• _Dataset content_
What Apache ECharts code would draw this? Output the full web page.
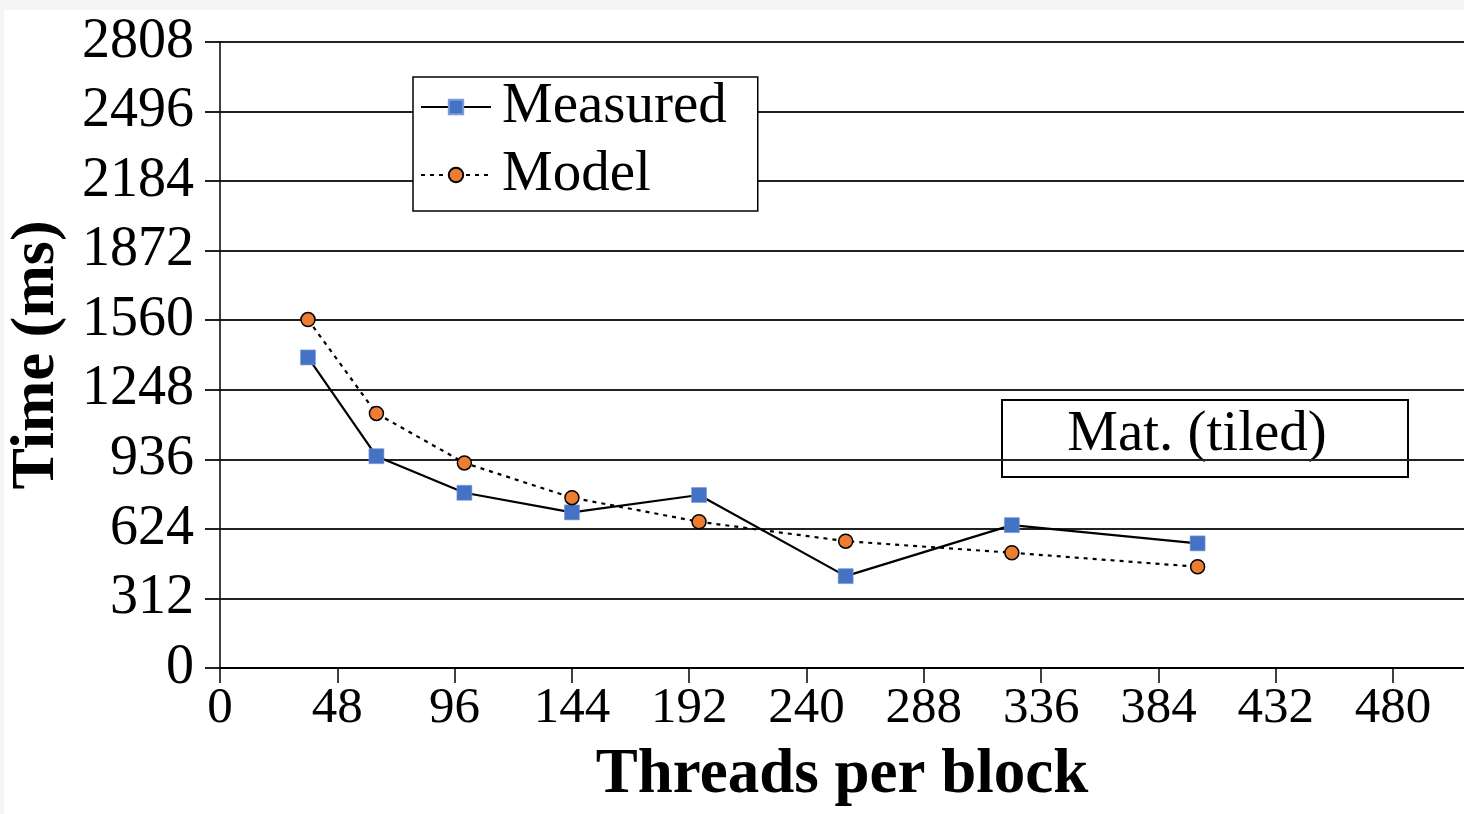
<!DOCTYPE html>
<html><head><meta charset="utf-8">
<script src="https://cdn.jsdelivr.net/npm/echarts@6/dist/echarts.min.js"></script>
<style>html,body{margin:0;padding:0;background:#f5f5f5;width:1464px;height:814px;overflow:hidden}
#c{position:absolute;left:4px;top:10px;width:1460px;height:804px;background:#fff}</style>
</head><body><div id="c"></div>
<script>
const threads = [36, 64, 100, 144, 196, 256, 324, 400];
const measured = [1393, 950, 786, 698, 776, 412, 641, 559];
const model = [1563, 1142, 920, 764, 656, 569, 517, 454];
const xTicks = [0, 48, 96, 144, 192, 240, 288, 336, 384, 432, 480];
const seriesNames = ['Measured', 'Model'];
const annotation = 'Mat. (tiled)';

const FONT = "'Liberation Serif', 'Times New Roman', serif";
const chart = echarts.init(document.getElementById('c'), null, {renderer: 'canvas'});
chart.setOption({
  animation: false,
  backgroundColor: '#fff',
  grid: {left: 216, right: 0, top: 32, bottom: 146, containLabel: false, outerBoundsMode: 'none'},
  legend: {
    left: 409, top: 67,
    orient: 'vertical',
    backgroundColor: '#fff',
    borderColor: '#000', borderWidth: 1.5,
    padding: [1, 31, 7, 7],
    itemWidth: 70, itemHeight: 18, itemGap: 10,
    textStyle: {fontFamily: FONT, fontSize: 57, color: '#000', lineHeight: 58, padding: [0, 0, 0, 6]},
    data: seriesNames
  },
  xAxis: {
    type: 'value', min: 0, max: 509, interval: 48,
    name: 'Threads per block', nameLocation: 'middle', nameGap: 76,
    nameTextStyle: {fontFamily: FONT, fontSize: 63, fontWeight: 'bold', color: '#000'},
    axisLine: {show: true, onZero: false, lineStyle: {color: '#000', width: 2}},
    axisTick: {show: true, length: 15, customValues: xTicks, lineStyle: {color: '#000', width: 1.5}},
    axisLabel: {customValues: xTicks, fontFamily: FONT, fontSize: 51, color: '#000', margin: 15,
      formatter: v => String(v)},
    splitLine: {show: false}
  },
  yAxis: {
    type: 'value', min: 0, max: 2808, interval: 312,
    name: 'Time (ms)', nameLocation: 'middle', nameGap: 152,
    nameTextStyle: {fontFamily: FONT, fontSize: 62, fontWeight: 'bold', color: '#000'},
    axisLine: {show: true, lineStyle: {color: '#000', width: 1.5}},
    axisTick: {show: true, length: 15, lineStyle: {color: '#222', width: 2}},
    axisLabel: {fontFamily: FONT, fontSize: 56, color: '#000', margin: 26, formatter: v => String(v)},
    splitLine: {show: true, lineStyle: {color: '#222', width: 2}}
  },
  series: [
    {
      name: seriesNames[0], type: 'line',
      data: threads.map((t, i) => [t, measured[i]]),
      symbol: 'rect', symbolSize: 15,
      itemStyle: {color: '#4472C4', borderColor: '#7d9bd6', borderWidth: 0.6},
      lineStyle: {color: '#000', width: 2.2, type: 'solid'},
      z: 3
    },
    {
      name: seriesNames[1], type: 'line',
      data: threads.map((t, i) => [t, model[i]]),
      symbol: 'circle', symbolSize: 14,
      itemStyle: {color: '#ED7D31', borderColor: '#000', borderWidth: 1.5},
      lineStyle: {color: '#000', width: 2.2, type: [4, 5]},
      z: 3
    }
  ],
  graphic: [
    {
      type: 'group', z: 10,
      children: [
        {type: 'rect', shape: {x: 998, y: 390, width: 406, height: 77},
         style: {fill: '#fff', stroke: '#000', lineWidth: 2}},
        {type: 'text', x: 1193, y: 425,
         style: {text: annotation, font: "57px " + FONT, fill: '#000', align: 'center', verticalAlign: 'middle'}}
      ]
    }
  ]
});
</script></body></html>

• _Objective_
Every line is to be duplicated exactly, though pictures stay out.

• _Result_
What Apache ECharts code would draw this? Output the full web page.
<!DOCTYPE html>
<html><head><meta charset="utf-8">
<script src="https://cdn.jsdelivr.net/npm/echarts@6/dist/echarts.min.js"></script>
<style>html,body{margin:0;padding:0;background:#f5f5f5;width:1464px;height:814px;overflow:hidden}
#c{position:absolute;left:4px;top:10px;width:1460px;height:804px;background:#fff}</style>
</head><body><div id="c"></div>
<script>
const threads = [36, 64, 100, 144, 196, 256, 324, 400];
const measured = [1393, 950, 786, 698, 776, 412, 641, 559];
const model = [1563, 1142, 920, 764, 656, 569, 517, 454];
const xTicks = [0, 48, 96, 144, 192, 240, 288, 336, 384, 432, 480];
const seriesNames = ['Measured', 'Model'];
const annotation = 'Mat. (tiled)';

const FONT = "'Liberation Serif', 'Times New Roman', serif";
const chart = echarts.init(document.getElementById('c'), null, {renderer: 'canvas'});
chart.setOption({
  animation: false,
  backgroundColor: '#fff',
  grid: {left: 216, right: 0, top: 32, bottom: 146, containLabel: false, outerBoundsMode: 'none'},
  legend: {
    left: 409, top: 67,
    orient: 'vertical',
    backgroundColor: '#fff',
    borderColor: '#000', borderWidth: 1.5,
    padding: [1, 31, 7, 7],
    itemWidth: 70, itemHeight: 18, itemGap: 10,
    textStyle: {fontFamily: FONT, fontSize: 57, color: '#000', lineHeight: 58, padding: [0, 0, 0, 6]},
    data: seriesNames
  },
  xAxis: {
    type: 'value', min: 0, max: 509, interval: 48,
    name: 'Threads per block', nameLocation: 'middle', nameGap: 76,
    nameTextStyle: {fontFamily: FONT, fontSize: 63, fontWeight: 'bold', color: '#000'},
    axisLine: {show: true, onZero: false, lineStyle: {color: '#000', width: 2}},
    axisTick: {show: true, length: 15, customValues: xTicks, lineStyle: {color: '#000', width: 1.5}},
    axisLabel: {customValues: xTicks, fontFamily: FONT, fontSize: 51, color: '#000', margin: 15,
      formatter: v => String(v)},
    splitLine: {show: false}
  },
  yAxis: {
    type: 'value', min: 0, max: 2808, interval: 312,
    name: 'Time (ms)', nameLocation: 'middle', nameGap: 152,
    nameTextStyle: {fontFamily: FONT, fontSize: 62, fontWeight: 'bold', color: '#000'},
    axisLine: {show: true, lineStyle: {color: '#000', width: 1.5}},
    axisTick: {show: true, length: 15, lineStyle: {color: '#222', width: 2}},
    axisLabel: {fontFamily: FONT, fontSize: 56, color: '#000', margin: 26, formatter: v => String(v)},
    splitLine: {show: true, lineStyle: {color: '#222', width: 2}}
  },
  series: [
    {
      name: seriesNames[0], type: 'line',
      data: threads.map((t, i) => [t, measured[i]]),
      symbol: 'rect', symbolSize: 15,
      itemStyle: {color: '#4472C4', borderColor: '#7d9bd6', borderWidth: 0.6},
      lineStyle: {color: '#000', width: 2.2, type: 'solid'},
      z: 3
    },
    {
      name: seriesNames[1], type: 'line',
      data: threads.map((t, i) => [t, model[i]]),
      symbol: 'circle', symbolSize: 14,
      itemStyle: {color: '#ED7D31', borderColor: '#000', borderWidth: 1.5},
      lineStyle: {color: '#000', width: 2.2, type: [4, 5]},
      z: 3
    }
  ],
  graphic: [
    {
      type: 'group', z: 10,
      children: [
        {type: 'rect', shape: {x: 998, y: 390, width: 406, height: 77},
         style: {fill: '#fff', stroke: '#000', lineWidth: 2}},
        {type: 'text', x: 1193, y: 425,
         style: {text: annotation, font: "57px " + FONT, fill: '#000', align: 'center', verticalAlign: 'middle'}}
      ]
    }
  ]
});
</script></body></html>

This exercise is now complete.